Northstar and SNR ended up with total auction bids in excess of $13 billion, which was knocked down to just $10 billion with bidding credits.
Following the close of the auction, Dish Network put out a statement highlighting its participation in the process through its partners.
“As part of the auction process, we publicly filed an application to participate as a potential bidder, and Dish invested in two entities that also publicly applied to participate in the auction as designated entities,” Dish stated.
FCC Commissioner Ajit Pai immediately took exception to the activity, followed by concerns expressed by other license winners.
The Wall Street Journal put together a graphic highlighting Dish Network’s relationship to Northstar, showing its tangential controlling stake behind the scenes. That chart also showed a relationship to Alaska native groups, which have been a part of the DE process for years.
The FCC’s DE program has been a flashpoint since its inception ahead of the PCS auctions in the mid-90s. The move was initially an attempt by the FCC to inject more competition into the mobile telecom space, with a focus on minority- or woman-owned small businesses. However, established operators have used the rules to partner with entities granted DE status to get their hands on licenses for a discount, a move that had been expected since the beginning.

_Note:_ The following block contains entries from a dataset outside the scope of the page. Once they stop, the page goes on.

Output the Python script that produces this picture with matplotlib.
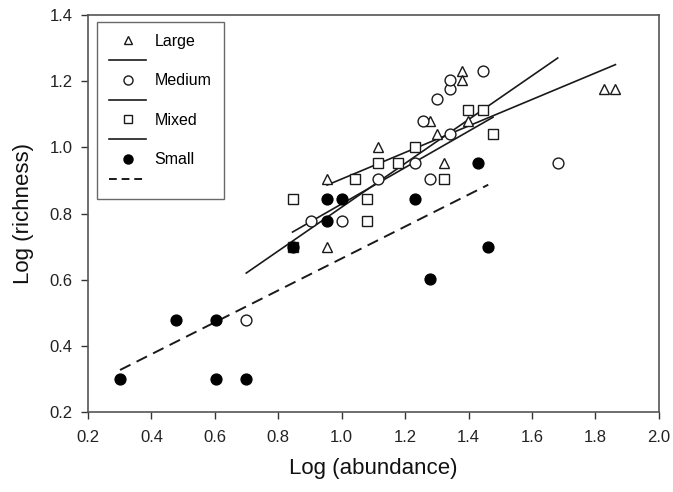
import matplotlib
matplotlib.use("Agg")
import matplotlib.pyplot as plt
from matplotlib.lines import Line2D

plt.rcParams['font.family'] = ['Liberation Sans', 'DejaVu Sans']

# Data (log abundance, log richness)
large_x = [0.954, 0.954, 1.114, 1.279, 1.301, 1.322, 1.380, 1.380, 1.398, 1.826, 1.863]
large_y = [0.903, 0.699, 1.000, 1.079, 1.041, 0.954, 1.230, 1.204, 1.079, 1.176, 1.176]

medium_x = [0.699, 0.903, 1.000, 1.114, 1.230, 1.279, 1.255, 1.342, 1.301, 1.342, 1.342, 1.447, 1.681]
medium_y = [0.477, 0.778, 0.778, 0.903, 0.954, 0.903, 1.079, 1.041, 1.146, 1.176, 1.204, 1.230, 0.954]

mixed_x = [0.845, 0.845, 1.041, 1.079, 1.079, 1.114, 1.176, 1.230, 1.322, 1.398, 1.447, 1.477]
mixed_y = [0.845, 0.699, 0.903, 0.845, 0.778, 0.954, 0.954, 1.000, 0.903, 1.114, 1.114, 1.041]

small_x = [0.301, 0.477, 0.602, 0.602, 0.699, 0.845, 0.954, 0.954, 1.000, 1.230, 1.279, 1.431, 1.462]
small_y = [0.301, 0.477, 0.477, 0.301, 0.301, 0.699, 0.778, 0.845, 0.845, 0.845, 0.602, 0.954, 0.699]

# Fitted regression lines (endpoints)
large_fit_x = [0.954, 1.863]
large_fit_y = [0.886, 1.250]
medium_fit_x = [0.699, 1.681]
medium_fit_y = [0.620, 1.270]
mixed_fit_x = [0.845, 1.477]
mixed_fit_y = [0.744, 1.091]
small_fit_x = [0.301, 1.462]
small_fit_y = [0.327, 0.887]

xticks = [0.2, 0.4, 0.6, 0.8, 1.0, 1.2, 1.4, 1.6, 1.8, 2.0]
yticks = [0.2, 0.4, 0.6, 0.8, 1.0, 1.2, 1.4]

fig = plt.figure(figsize=(6.73, 4.92), dpi=100)
ax = fig.add_axes([0.1308, 0.1626, 0.979 - 0.1308, 0.9695 - 0.1626])

ms = 7.5
mew = 1.0
ax.plot(large_fit_x, large_fit_y, color='#1a1a1a', lw=1.2)
ax.plot(medium_fit_x, medium_fit_y, color='#1a1a1a', lw=1.2)
ax.plot(mixed_fit_x, mixed_fit_y, color='#1a1a1a', lw=1.2)
ax.plot(small_fit_x, small_fit_y, color='#1a1a1a', lw=1.4, dashes=(6, 3.5))

ax.plot(large_x, large_y, linestyle='none', marker='^', ms=ms, mfc='white', mec='#1a1a1a', mew=mew)
ax.plot(medium_x, medium_y, linestyle='none', marker='o', ms=ms + 0.3, mfc='white', mec='#1a1a1a', mew=mew)
ax.plot(mixed_x, mixed_y, linestyle='none', marker='s', ms=ms - 0.7, mfc='white', mec='#1a1a1a', mew=mew)
ax.plot(small_x, small_y, linestyle='none', marker='o', ms=ms + 0.3, mfc='black', mec='black', mew=mew)

ax.set_xlim(0.2, 2.0)
ax.set_ylim(0.2, 1.4)
ax.set_xticks(xticks)
ax.set_yticks(yticks)
ax.set_xticklabels([f"{t:.1f}" for t in xticks])
ax.set_yticklabels([f"{t:.1f}" for t in yticks])
ax.tick_params(direction='out', length=5, width=1, colors='#333333', labelsize=12, labelcolor='#222222', pad=6)
ax.tick_params(axis='x', pad=8)
for s in ax.spines.values():
    s.set_color('#555555')
    s.set_linewidth(1.2)

ax.set_xlabel('Log (abundance)', fontsize=16, labelpad=9, color='#111111')
ax.set_ylabel('Log (richness)', fontsize=16, labelpad=11, color='#111111')

handles = [
    Line2D([], [], linestyle='none', marker='^', ms=ms - 1.5, mfc='white', mec='#1a1a1a', mew=mew),
    Line2D([], [], color='#1a1a1a', lw=1.2),
    Line2D([], [], linestyle='none', marker='o', ms=ms - 1, mfc='white', mec='#1a1a1a', mew=mew),
    Line2D([], [], color='#1a1a1a', lw=1.2),
    Line2D([], [], linestyle='none', marker='s', ms=ms - 2, mfc='white', mec='#1a1a1a', mew=mew),
    Line2D([], [], color='#1a1a1a', lw=1.2),
    Line2D([], [], linestyle='none', marker='o', ms=ms - 1, mfc='black', mec='black', mew=mew),
    Line2D([], [], color='#1a1a1a', lw=1.4, dashes=(4, 2.5)),
]
labels = ['Large', '', 'Medium', '', 'Mixed', '', 'Small', '']
leg = ax.legend(handles, labels, loc='upper left', bbox_to_anchor=(0.016, 0.983),
                fontsize=11.5, frameon=True, fancybox=False, edgecolor='#444444',
                handlelength=2.3, handletextpad=0.55, labelspacing=0.3,
                borderpad=0.75, borderaxespad=0)
leg.get_frame().set_linewidth(1.0)

fig.savefig('out.png', dpi=100)
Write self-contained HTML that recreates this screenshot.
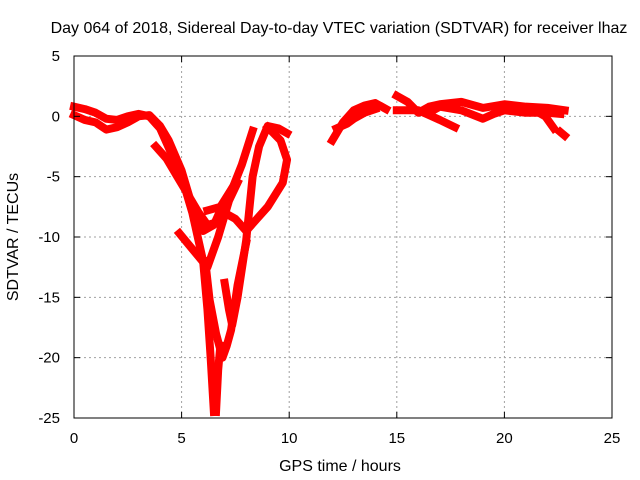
<!DOCTYPE html>
<html><head><meta charset="utf-8"><style>
body{margin:0;background:#fff}
svg{display:block;font-family:"Liberation Sans",sans-serif}
</style></head><body>
<svg id="c" width="640" height="480"></svg>
<script>
const xTicks=[0,5,10,15,20,25];
const yTicks=[5,0,-5,-10,-15,-20,-25];
const trackL1=[[0,0.8],[0.5,0.6],[1,0.3],[1.5,-0.2],[2,-0.3],[2.5,0],[3,0.2],[3.5,0],[4,-1],[4.5,-3],[5,-5],[5.5,-8],[6,-12],[6.2,-16],[6.35,-20],[6.5,-24.5]];
const trackL2=[[0,0.1],[0.5,-0.3],[1,-0.5],[1.5,-1.1],[2,-0.9],[2.5,-0.5],[3,0],[3.5,0.1],[4,-0.8],[4.4,-2],[5,-4.5],[5.5,-7.5],[6,-9.5],[6.5,-9],[7,-7],[7.5,-5.5]];
const trackL3=[[3.8,-2.5],[4.3,-3.5],[4.8,-5],[5.3,-6.5],[5.8,-8],[6.2,-9],[6.6,-8.8]];
const trackA=[[4.9,-9.7],[5.5,-11],[6.2,-12.5],[6.7,-10],[7.2,-7],[7.6,-5.5]];
const trackB=[[6.2,-7.8],[6.8,-7.5],[7.4,-5.8],[7.8,-4],[8.3,-1.2]];
const trackC=[[6.1,-12],[6.3,-15.2],[6.6,-18],[6.9,-20],[7.1,-19],[7.3,-17.7],[7.6,-14],[8,-10.5]];
const trackD=[[7.0,-13.8],[7.2,-16],[7.35,-17.3],[7.6,-15],[8.0,-10.3],[8.3,-5],[8.6,-2.5],[9.0,-0.8],[9.5,-1],[9.9,-1.4]];
const trackE=[[9.0,-0.9],[9.6,-2],[9.9,-3.6],[9.7,-5.5],[9.0,-7.5],[8.5,-8.5],[8.0,-9.5],[7.5,-8.5],[7.0,-8]];
const trackF=[[6.6,-24.5],[6.7,-21],[6.8,-19]];
const trackR1=[[12,-2],[12.5,-0.5],[13,0.5],[13.5,0.9],[14,1.1],[14.5,0.6]];
const trackR2=[[12.2,-1],[12.7,-0.6],[13,-0.2],[13.5,0.3],[14,0.6]];
const trackR3=[[15,1.7],[15.5,1.2],[16,0.3],[16.5,0.8],[17,1],[18,1.2],[19,0.7],[20,1],[21,0.8],[22,0.7],[22.8,0.5]];
const trackR4=[[15,0.5],[16,0.5],[16.5,0.1],[17,-0.3],[17.7,-0.9]];
const trackR5=[[16.5,0.3],[17,0.8],[18,0.5],[19,-0.2],[19.5,0.2],[20,0.5],[21,0.3],[22,0.3],[22.6,0.2]];
const trackR6=[[22.6,-1.3],[22.8,-1.6]];
const trackR7=[[21.4,0.5],[21.9,0],[22.3,-1]];
const tracks=[trackL1,trackL2,trackL3,trackA,trackB,trackC,trackD,trackE,trackF,trackR1,trackR2,trackR3,trackR4,trackR5,trackR6,trackR7];

const X0=74,X1=612,Y0=56,Y1=418;
const sx=v=>X0+(v-0)/25*(X1-X0);
const sy=v=>Y0+(5-v)/30*(Y1-Y0);
const NS="http://www.w3.org/2000/svg";
const svg=document.getElementById('c');
function mk(t,a,p){const e=document.createElementNS(NS,t);for(const k in a)e.setAttribute(k,a[k]);(p||svg).appendChild(e);return e;}

const grid=mk('g',{});


xTicks.forEach(v=>{if(v>0&&v<25)mk('line',{x1:sx(v),x2:sx(v),y1:Y0,y2:Y1,stroke:'#a0a0a0','stroke-dasharray':'2,3'},grid);});
yTicks.forEach(v=>{if(v<5&&v>-25)mk('line',{x1:X0,x2:X1,y1:sy(v),y2:sy(v),stroke:'#a0a0a0','stroke-dasharray':'2,3'},grid);});

const data=mk('g',{});


tracks.forEach(tr=>{
  const pl=mk('polyline',{points:tr.map(p=>sx(p[0])+','+sy(p[1])).join(' '),fill:'none',stroke:'#ff0000','stroke-width':8,'stroke-linejoin':'round','stroke-linecap':'square'},data);
  
  
});

const ax=mk('g',{});


mk('rect',{x:X0,y:Y0,width:X1-X0,height:Y1-Y0,fill:'none',stroke:'#000','stroke-width':1},ax);
xTicks.forEach(v=>{
  mk('line',{x1:sx(v),x2:sx(v),y1:Y1,y2:Y1-6,stroke:'#000'},ax);
  mk('line',{x1:sx(v),x2:sx(v),y1:Y0,y2:Y0+6,stroke:'#000'},ax);
  const t=mk('text',{x:sx(v),y:Y1+25,'text-anchor':'middle','font-size':15,fill:'#000'},ax);
  t.textContent=v;
  
  
});
yTicks.forEach(v=>{
  mk('line',{x1:X0,x2:X0+6,y1:sy(v),y2:sy(v),stroke:'#000'},ax);
  mk('line',{x1:X1,x2:X1-6,y1:sy(v),y2:sy(v),stroke:'#000'},ax);
  const t=mk('text',{x:X0-14,y:sy(v)+5,'text-anchor':'end','font-size':15,fill:'#000'},ax);
  t.textContent=v;
  
  
});
const title=mk('text',{x:339,y:33,'text-anchor':'middle','font-size':16,fill:'#000'});
title.textContent='Day 064 of 2018, Sidereal Day-to-day VTEC variation (SDTVAR) for receiver lhaz';


const xt=mk('text',{x:340,y:471,'text-anchor':'middle','font-size':16,fill:'#000'});
xt.textContent='GPS time / hours';


const yt=mk('text',{x:18,y:237,'text-anchor':'middle','font-size':16,fill:'#000',transform:'rotate(-90 18 237)'});
yt.textContent='SDTVAR / TECUs';


</script>
</body></html>
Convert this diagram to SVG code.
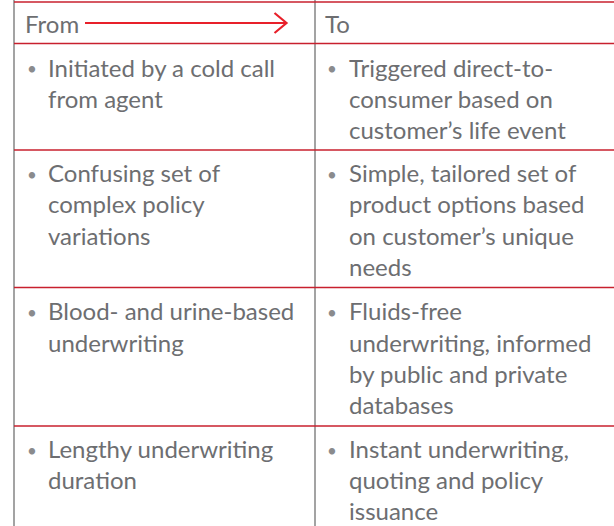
<svg xmlns="http://www.w3.org/2000/svg" width="614" height="526" viewBox="0 0 614 526">
<defs>
<style>
.t{font-family:Lato,"Open Sans","Liberation Sans",sans-serif;font-size:24px;fill:#6d6e71}
.b{font-family:Lato,"Open Sans","Liberation Sans",sans-serif;font-size:17px;fill:#8a8b8d}
.rl{stroke:#c8202e;stroke-width:1.4;fill:none}
.vl{stroke:#8c8c8c;stroke-width:1.6;fill:none}
</style>
</defs>
<rect width="614" height="526" fill="#ffffff"/>
<g id="grid">
<line class="vl" x1="14" y1="0" x2="14" y2="526"/>
<line class="vl" x1="315" y1="0" x2="315" y2="526"/>
<line class="rl" x1="14" y1="2" x2="614" y2="2"/>
<line class="rl" x1="14" y1="43.5" x2="614" y2="43.5"/>
<line class="rl" x1="14" y1="150" x2="614" y2="150"/>
<line class="rl" x1="14" y1="287.5" x2="614" y2="287.5"/>
<line class="rl" x1="14" y1="426" x2="614" y2="426"/>
</g>
<g id="header">
<text class="t" x="25" y="33">From</text>
<text class="t" x="325" y="33">To</text>
</g>
<g id="connectors">
<line x1="85" y1="23" x2="286" y2="23" stroke="#e8202a" stroke-width="2.2"/>
<polyline points="274.5,13 286.5,23 274.5,33" fill="none" stroke="#e8202a" stroke-width="2.2"/>
</g>
<g id="row1">
<text class="b" x="27" y="75">•</text>
<text class="t" x="48" y="76.5">Initiated by a cold call</text>
<text class="t" x="48" y="108">from agent</text>
<text class="b" x="327" y="75">•</text>
<text class="t" x="349" y="76.5">Triggered direct-to-</text>
<text class="t" x="349" y="108">consumer based on</text>
<text class="t" x="349" y="138.5">customer’s life event</text>
</g>
<g id="row2">
<text class="b" x="27" y="181">•</text>
<text class="t" x="48" y="182">Confusing set of</text>
<text class="t" x="48" y="213">complex policy</text>
<text class="t" x="48" y="244.5">variations</text>
<text class="b" x="327" y="181">•</text>
<text class="t" x="349" y="182">Simple, tailored set of</text>
<text class="t" x="349" y="213">product options based</text>
<text class="t" x="349" y="244.5">on customer’s unique</text>
<text class="t" x="349" y="276">needs</text>
</g>
<g id="row3">
<text class="b" x="27" y="319">•</text>
<text class="t" x="48" y="320">Blood- and urine-based</text>
<text class="t" x="48" y="351.5">underwriting</text>
<text class="b" x="327" y="319">•</text>
<text class="t" x="349" y="320">Fluids-free</text>
<text class="t" x="349" y="351.5">underwriting, informed</text>
<text class="t" x="349" y="383">by public and private</text>
<text class="t" x="349" y="414">databases</text>
</g>
<g id="row4">
<text class="b" x="27" y="457">•</text>
<text class="t" x="48" y="458">Lengthy underwriting</text>
<text class="t" x="48" y="489">duration</text>
<text class="b" x="327" y="457">•</text>
<text class="t" x="349" y="458">Instant underwriting,</text>
<text class="t" x="349" y="489">quoting and policy</text>
<text class="t" x="349" y="520">issuance</text>
</g>
</svg>
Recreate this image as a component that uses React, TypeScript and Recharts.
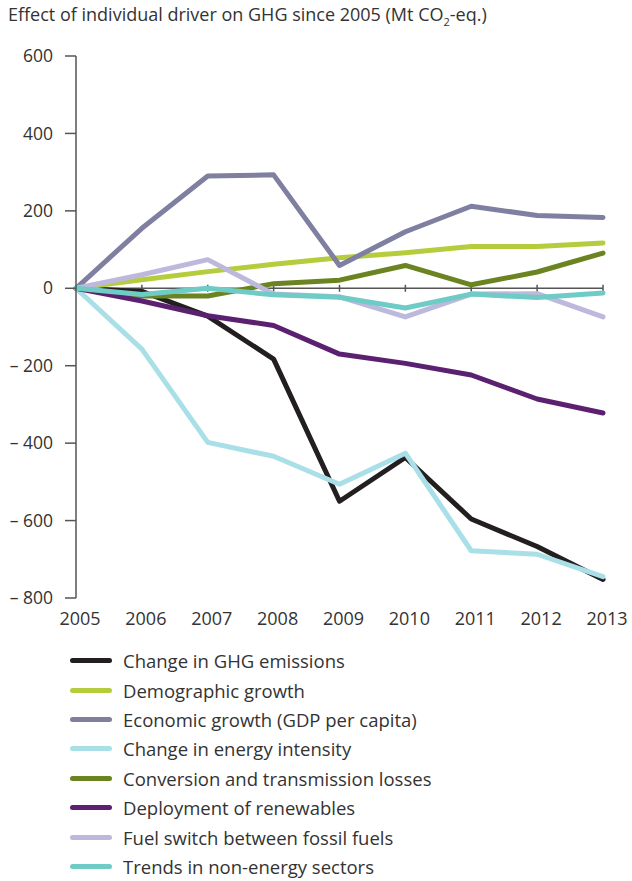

The FCC has attempted to curtail abuse of the DE program by setting up build-out requirements for licenses that would force operators to put spectrum to work and keep out those that may look to sit on licenses before flipping them to larger operators. Those requirements have met with limited success as license holders have found ways to meet the rules, while in actuality not offering a commercial wireless service.
DE reform adopted
In looking to stymie such issues moving forward, the FCC this week formally adopted a Report and Order updating bidding rules for future auctions, including adjustments to the DE process.
The rulemaking, which was initially circulated last week and approved on a partisan 3-2 vote, include the establishment of a cap on the total amount of bidding credits a small business or rural service provider can receive, which will vary on a “service-by-service and auction-by-auction” basis. For the incentive auction, the Report and Order looks to adopt a cap of $150 million for small businesses and a $10 million ceiling on the overall amount any single entity can receive in smaller markets.
The Report and Order also adopts a 15% bidding credit for “qualifying” service providers offering commercial services to a customer base of fewer than 250,000 combined wireless, wireline, broadband and cable subscribers, and serve “predominately rural areas.”
Other provisions of the Report and Order include the elimination of rules that previously limited the amount of spectrum a small business can lease. The FCC noted this change would provide more flexibility for small businesses to leverage leasing and spectrum use agreements to “gain access to capital and operational experience.”
The FCC also amended competitive bidding rules to eliminate joint bidding and multiple applications by a single party and parties with common controlling interests except in the case of “limited circumstances.”